Faced with budget cuts, some cash-strapped state universities are stepping up their recruitment of higher paying out-of-state undergraduates, a move that critics say is unfair to the states’ residents and could affect in-state minority applicants. The University of California system and the University of Washington in Seattle have openly declared their intention to boost their bottom lines with more out-of-state students, and admissions data for this fall reflect their efforts.
Other schools are probably making similar efforts, but, since it’s not a popular move, “it’s not something they would send out in a [news] release,” said Dan Hurley, director of state relations and policy analysis at the American Association of State Colleges and Universities.
The monetary incentive is great. Out-of-state tuition can be several times that of in-state. At the University of Michigan-Ann Arbor, for example, tuition and fees for 2011-12 are about $11,837 in-state, and $36,001 for out-of-state students.
“There are concerns that states are reneging on their promise—that states are inadvertently creating another roadblock for minority students,” said Barmak Nassirian, associate executive director of the American Association of Collegiate Registrars and Admissions Officers. The trend is recent, a result of the economic downturn, and “direct consequences are very difficult to quantify,” he said.
Universities may end up with the same number of minorities, but they’re not necessarily state residents or underprivileged, he said. The concern is “you get more affluent minorities,” he said.
State universities face varying regional, budgetary, and legislative conditions. But most are coping with growing pressure as more students want to go to college—seeing it as crucial to surviving a tough economy—and state lawmakers cut higher education funding. In 2010, state and local appropriations for higher education hit the lowest level in 25 years: $6,451 per full-time equivalent, according to State Higher Education Executive Officers, or SHEEO. The group blamed enrollment growth, inflation and the failure of state and local funding to keep up.
Apart from furloughs, layoffs, fat-trimming and dipping into reserves, state universities are turning to other remedies, including seeking more say in how they use their dollars, raising tuition—in some cases drastically—and bringing in more out-of-state students.
In California, educators are bracing for draconian state funding cuts, following several years of state budget turmoil. After three years of “wholesale” cutbacks, “the magic bullets have all been spent,” said UC system president Mark G. Yudof, adding that tuition is likely to rise again. In the state of Washington, higher education faced funding cuts of almost half a billion dollars over two years but won passage of a bill that paved the way for possible double-digit tuition increases.
The new law also reins in UW Seattle’s out-of-state admissions trend. The university enrolled 351 fewer in-state freshmen in 2010 compared with 2006, and 410 more nonresidents. UW will be required to enroll at least 4,000 in-state freshmen starting in the 2012-13 academic year.

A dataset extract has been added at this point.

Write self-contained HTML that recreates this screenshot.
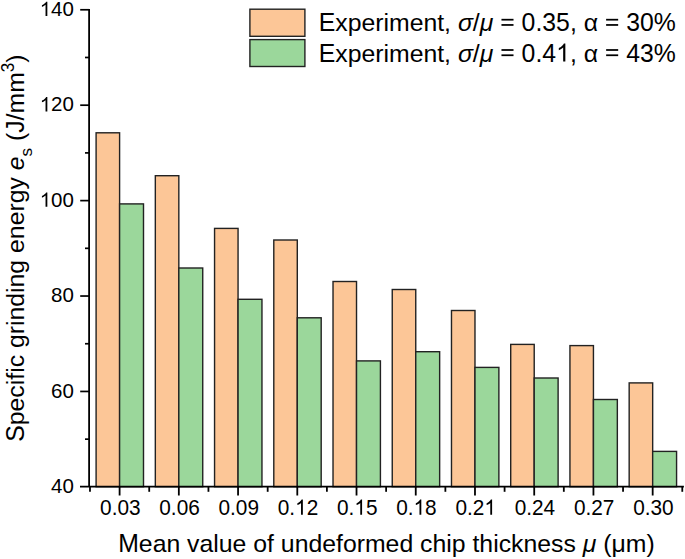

Alarm over the out-of-state growth has escalated as competition has sharpened to get into many state schools, especially flagships. UC-Berkeley accepted only 21 percent of its applicants for the fall. Within the California State University system, there are campuses that accept one-tenth of their applicants, officials say.
“There’s some great students not able to get in due to space,” said Karl Smith, associate director of the office of admissions at UW Seattle, where the admissions rate fell from 68.8 percent in 2004 to 56.7 percent in 2010. “Most flagships are not designed to accommodate everyone,” but students can still get into great places, he said.
At the Seattle campus, the number of in-state minority acceptances has risen, while Whites have fallen. Offers to African-Americans rose from 210 in 2006 to 223 in 2010; American Indians, 92 to 135; Asian-Americans, 1,657 to 1,708; and Latinos, 371 to 453. Offers to Whites fell from 4,028 to 3,585. Meanwhile, offers to non-residents grew steadily, from 4,503 to 6,572.
For this fall, the University of California’s nine campuses offered admittance to 511 more in-state students than the previous year—but also 1,819 more out-of-state students and 1,773 more international students.